Deggendorf acknowledged that the variability associated with wind is a factor, but it’s just one of many utilities wrestle with.
 
“You have to build in reserve capacity,” he said. “It has to fit within the portfolio.”
 
Moving the power
 
To varying degrees, location always matters, no matter what the energy source. Nuclear plants must have a failsafe source of cooling water. In fact, any generation plant that uses steam turbines must have access to generous supplies of water, and there of course must be a way to deliver the source energy — coal, natural gas, etc. — to the plant.
 
Wind and hydroelectric plants, the other hand, take their plants to the energy source. Both are often small (Grand Coulee has the largest generators in the country — 6,800 megawatts of capacity, more than half-again the size of the next largest plant, which is a nuclear-powered plant at Palo Verde, Ariz. — but there are fewer than 20 hydroelectric plants rated above 1,000 megawatts, while there are 1,169 rated below 100). The smaller the plant, the harder it is to justify the additional expense of new transmission lines, so new small plants typically rely on excess capacity on existing transmission lines.
 
That’s one reason the Cloud County location was so attractive to Horizon Energy, Lowell said. A nearby line has about 200 megawatts of unused capacity, more than enough for the proposed 100 to 200 megawatt wind farm.
 
And new data suggests wind energy there may be even better than initially thought. Historically, wind energy maps relied heavily on meteorological data collected by National Weather Service weather stations, which take readings about 30 feet above the ground. But three years ago, Horizon put up six tall towers — close to 400 feet — to get wind readings. A seventh tower is to go up this spring.
 
“The data is coming back far better than many of the maps have reflected,” Lowell said.
 
For the first time, Horizon has been able to collect wind readings at the actual elevation of the center of the turbine — more than 300 feet above the ground.
 
“We have the wind data figured out,” Walker said. “We feel it’s one of the better sites in the state.”
 
In fact, if the nearby transmission line had more unused capacity, Horizon would be building a 400 megawatt wind farm, he said.
 
Locally, the proposed wind farm is creating its own currents. Richard Underbakke, president of Cloud County Community College, says the college should be offering a wind energy program by this fall.
 
“We’ve got it approved by the state Board of Regents,” he said. “It’s the only program like this in Kansas. It’s one of only three or four in the nation.”
 
The program will provide a working knowledge of wind turbines, as well as training for management of wind farms.
 
Lowell says a wind farm will be positive for Concordia, although he does expect opponents to become vocal as the project gets closer to becoming a reality.
 
“We’ve been forewarned by other developments that outside groups will try to come to our county and try to influence this,” Lowell said. “We are prepeared to deal with that.
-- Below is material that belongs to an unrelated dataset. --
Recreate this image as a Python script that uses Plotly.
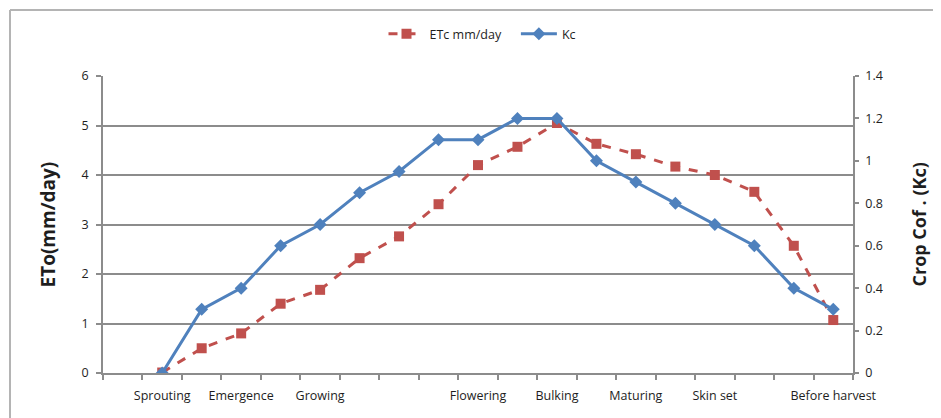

We didn’t see these groups that claim to care so much about communities when the Fleming warehouse closed. If they care about us, where have they been?”
 
In need of help
 
But the project is at a standstill until a buyer can be found for its power. It remains to be seen if the Legislature will do anything to encourage wind farm development. Wind energy supports say two things are critical to getting wind energy off the ground — requiring so-called net metering and requiring utilities to include some renewable energy in their portfolios.
 
Currently, federal law requires utilities let you hook up a (suitably designed) wind turbine to your household wiring and use the power if you wish. What the law doesn’t address is what happens if your wind turbine produces more power than you can use. Some utilities will buy the power from you, but often it’s at a fraction of the price the utility charges for the power it sells you. Net metering requires that utilities buy back the power at the same rate.
 
Penzig, spokesman for Westar, says the company voluntarily provides net metering now.
 
“We do actually allow metering,” she said. “There are certain technical considerations that have to be followed for safety, more than anything else.”
 
But she stopped short of saying Westar would support legislation requiring net metering.
 
“We would have to look at the bill and determine if it was something that was good for our customers and shareholders,” she said.
 
The other major legislative piece — renewable portfolio standards, referred to in the industry as RPSs — would require that a certain percentage of utilities’ power come from renewable energy. More than 21 states, including Iowa, Colorado, New Mexico and Texas, have RPS laws.
 
Sen. Jay Emler, R-Lindsborg, is chairman of the Senate utilities committee. He isn’t inclined to support RPS laws.
 
“I just don’t see forcing them to have a renewable portfolio,” he said, suggesting Congress likely will do that soon anyway.
 
Rep. Deena Horst, R-Salina, said she supports encouraging use of renewable energy but not at the expense of tallgrass prairie.
 
“We certainly don’t want to harm our ecosystems,” she said. “I know that is a concern of a number of people who contact me on a regular basis. I do think it’s critical we start looking at some alternative energy.”
 
Rep. Charlie Roth, R-Salina, says he’s been so focused on school finance and gaming that he hasn’t given renewable energy any thought. He did, however, say he doubts he’d support RPS laws.
 
“Typically I’m not much on regulations of that type,” he said. “I plead ignorance on this matter. I choose not to get into the wind energy fight until I know more.”